We talked about the fact that we are all guilty of “running too fast, too hard,” as Mayor Ronnie puts it, and if we don’t take the time to celebrate things as a city, and more importantly, as individual families, we can find ourselves in a position of becoming individual and corporate human structures that are sorely lacking in humanity.
Speaking of celebrating, recently the Mayor had a “six degrees of separation” moment that brought him more than one source of personal joy. He was at a conference, and, as he always enjoys, was making a point of getting to know new people around him who were also conferees. As a football fan, Ronnie was well aware of the NFL career of a fellow named Rocky Bleier, who played for the Packers during the Terry Bradshaw era, and Rocky was in attendance at the conference. That alone was a reason to celebrate, and then it got better.
It turns out that Rocky and Ronnie were in Vietnam at the same time, and while they never met, Ronnie’s unit supported Rocky’s. “Rocky got shot up,” he told me, “and no one expected him to ever walk again.” The fact that he not only went on to walk, but to play football, was a source of inspiration to the Mayor, and to find out that they were essentially comrades in arms was yet another reason to celebrate.

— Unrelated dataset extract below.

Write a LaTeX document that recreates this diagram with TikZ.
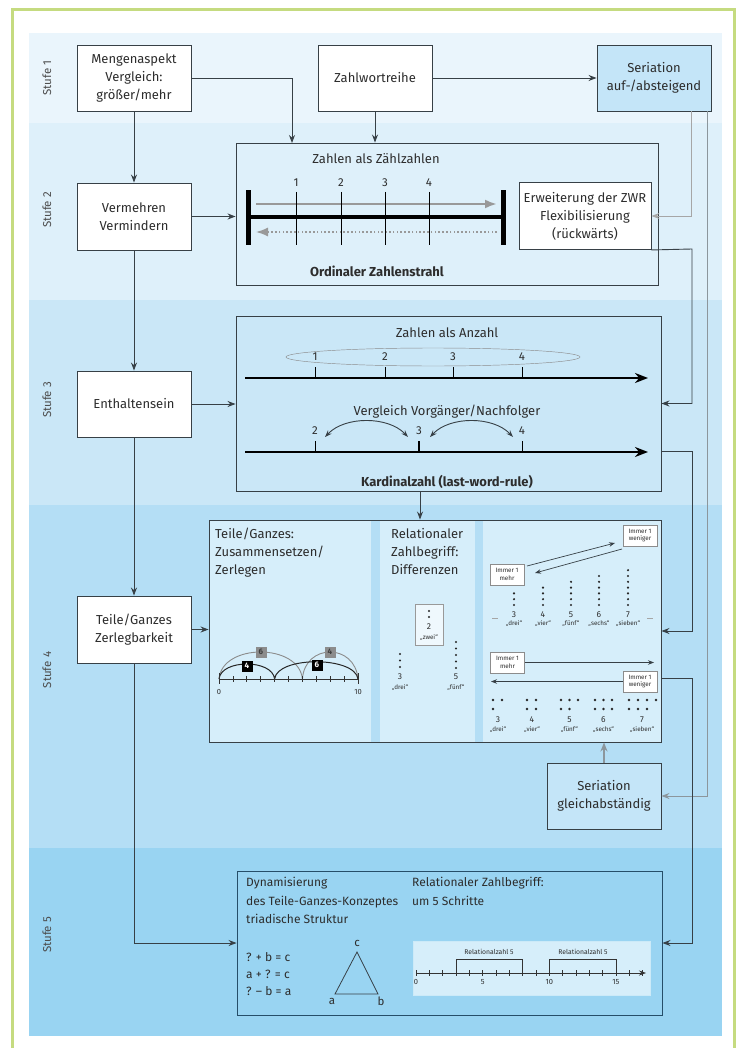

One of the things I have come to celebrate about my own personal version of “Mondays With Ronnie” is getting a chance to hear his stories. While most of the time they are just very funny, sometimes there is a moral to the story that is a great take away. This one goes back to his days as a student at UNA, when he was at an establishment on the Alabama/Florida border, waiting for the music to begin. Out of nowhere a very large motorcycle gang came in, and basically tried to take over the place. One guy came up to Ronnie and said, “Can I have this table?” Our Mayor then turned the tables, and more than just symbolically. He looked the biker in the eye and said, “No, you can’t have this table, but I’d love to have you join me. Pull up a chair.” The biker was probably not used to someone cheerfully refusing to be bullied, let alone using the pending celebration to disarm him. Oh, and the celebration? Bonnie Raitt took the stage, the rest, as they say, is history, and celebrating is one of the things that makes Ronnie roll.